_What is being asked_
Take every line from the material that has the word "this" in it.

Plotting code records
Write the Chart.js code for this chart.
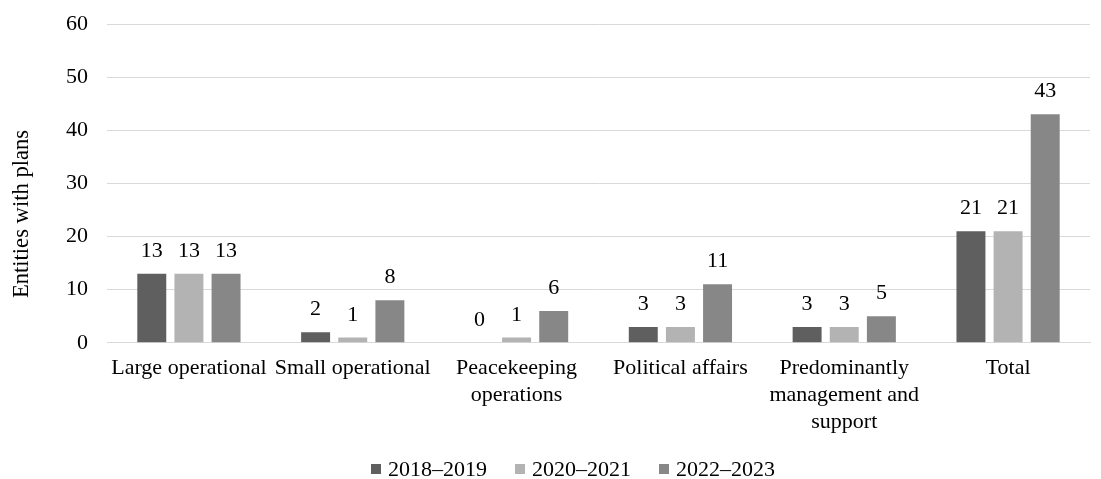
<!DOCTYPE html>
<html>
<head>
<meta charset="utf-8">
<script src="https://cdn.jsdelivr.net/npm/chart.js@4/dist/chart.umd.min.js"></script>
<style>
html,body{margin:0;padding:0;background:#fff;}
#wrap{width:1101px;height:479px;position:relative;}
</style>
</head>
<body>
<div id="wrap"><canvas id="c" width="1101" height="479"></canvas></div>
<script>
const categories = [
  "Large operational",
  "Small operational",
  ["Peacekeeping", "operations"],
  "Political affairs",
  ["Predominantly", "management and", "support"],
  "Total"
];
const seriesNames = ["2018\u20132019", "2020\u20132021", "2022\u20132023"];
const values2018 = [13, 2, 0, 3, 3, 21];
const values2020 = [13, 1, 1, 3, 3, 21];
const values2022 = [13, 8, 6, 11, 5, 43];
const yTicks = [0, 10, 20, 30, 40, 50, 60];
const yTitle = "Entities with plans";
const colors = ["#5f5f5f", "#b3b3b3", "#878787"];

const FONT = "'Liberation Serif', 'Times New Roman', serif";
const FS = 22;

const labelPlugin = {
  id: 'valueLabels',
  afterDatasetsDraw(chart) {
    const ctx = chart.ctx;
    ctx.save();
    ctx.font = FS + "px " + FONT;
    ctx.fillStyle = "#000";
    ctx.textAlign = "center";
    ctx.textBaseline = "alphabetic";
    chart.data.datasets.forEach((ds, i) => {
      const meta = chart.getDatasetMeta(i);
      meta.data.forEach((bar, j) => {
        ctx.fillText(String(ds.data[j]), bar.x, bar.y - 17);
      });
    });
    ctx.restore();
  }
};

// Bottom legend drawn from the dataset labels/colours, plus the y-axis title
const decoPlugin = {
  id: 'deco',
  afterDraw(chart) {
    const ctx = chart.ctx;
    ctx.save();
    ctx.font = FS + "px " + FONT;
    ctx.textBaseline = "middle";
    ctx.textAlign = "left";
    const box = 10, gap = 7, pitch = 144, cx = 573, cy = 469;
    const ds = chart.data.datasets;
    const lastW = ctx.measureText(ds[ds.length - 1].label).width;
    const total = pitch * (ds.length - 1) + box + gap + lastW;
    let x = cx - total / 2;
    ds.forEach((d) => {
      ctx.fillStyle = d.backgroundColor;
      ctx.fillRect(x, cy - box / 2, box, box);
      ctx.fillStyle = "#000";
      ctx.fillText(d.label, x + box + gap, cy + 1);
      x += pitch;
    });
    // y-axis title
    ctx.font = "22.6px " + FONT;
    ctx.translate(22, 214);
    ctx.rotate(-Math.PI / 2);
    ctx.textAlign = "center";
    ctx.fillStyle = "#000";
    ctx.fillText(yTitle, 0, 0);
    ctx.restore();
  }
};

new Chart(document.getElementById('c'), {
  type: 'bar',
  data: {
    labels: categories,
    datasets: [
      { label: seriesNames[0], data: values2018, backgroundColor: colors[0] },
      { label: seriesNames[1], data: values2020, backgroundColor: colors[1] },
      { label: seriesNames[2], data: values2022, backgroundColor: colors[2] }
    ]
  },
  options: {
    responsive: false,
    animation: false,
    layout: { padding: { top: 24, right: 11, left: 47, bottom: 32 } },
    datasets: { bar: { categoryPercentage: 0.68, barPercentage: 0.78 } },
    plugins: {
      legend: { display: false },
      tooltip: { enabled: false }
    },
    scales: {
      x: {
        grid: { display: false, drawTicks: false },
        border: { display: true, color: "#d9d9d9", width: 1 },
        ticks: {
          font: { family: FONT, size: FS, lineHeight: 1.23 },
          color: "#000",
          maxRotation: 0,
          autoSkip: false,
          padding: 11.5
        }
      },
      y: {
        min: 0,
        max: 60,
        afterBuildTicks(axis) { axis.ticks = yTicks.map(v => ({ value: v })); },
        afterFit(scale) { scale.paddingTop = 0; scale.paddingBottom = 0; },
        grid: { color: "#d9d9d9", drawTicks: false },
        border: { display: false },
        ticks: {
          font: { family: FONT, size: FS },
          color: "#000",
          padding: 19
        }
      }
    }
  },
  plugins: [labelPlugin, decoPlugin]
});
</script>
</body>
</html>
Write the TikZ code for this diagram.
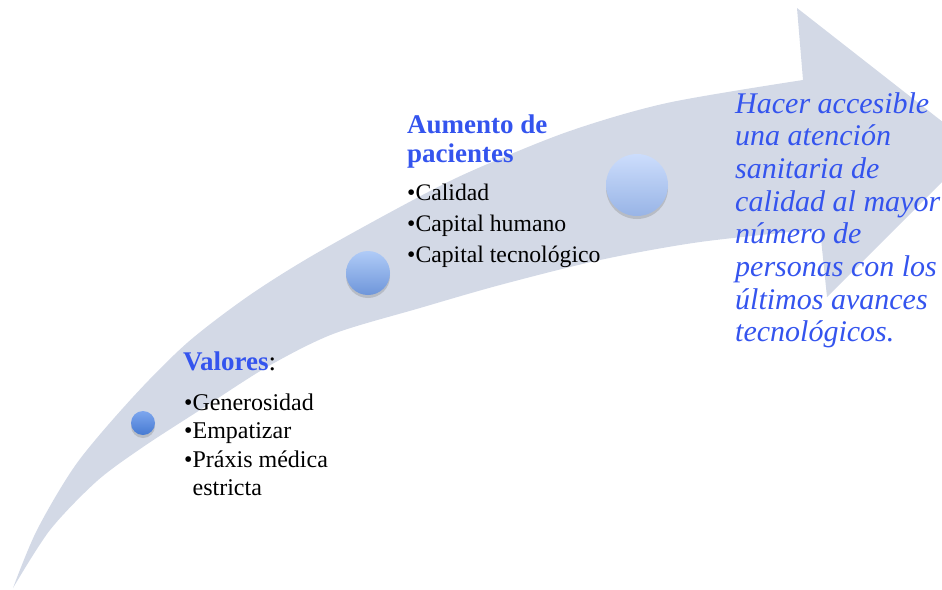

_Output below_
Write the Chart.js code for this chart.
Write the TikZ code for this diagram.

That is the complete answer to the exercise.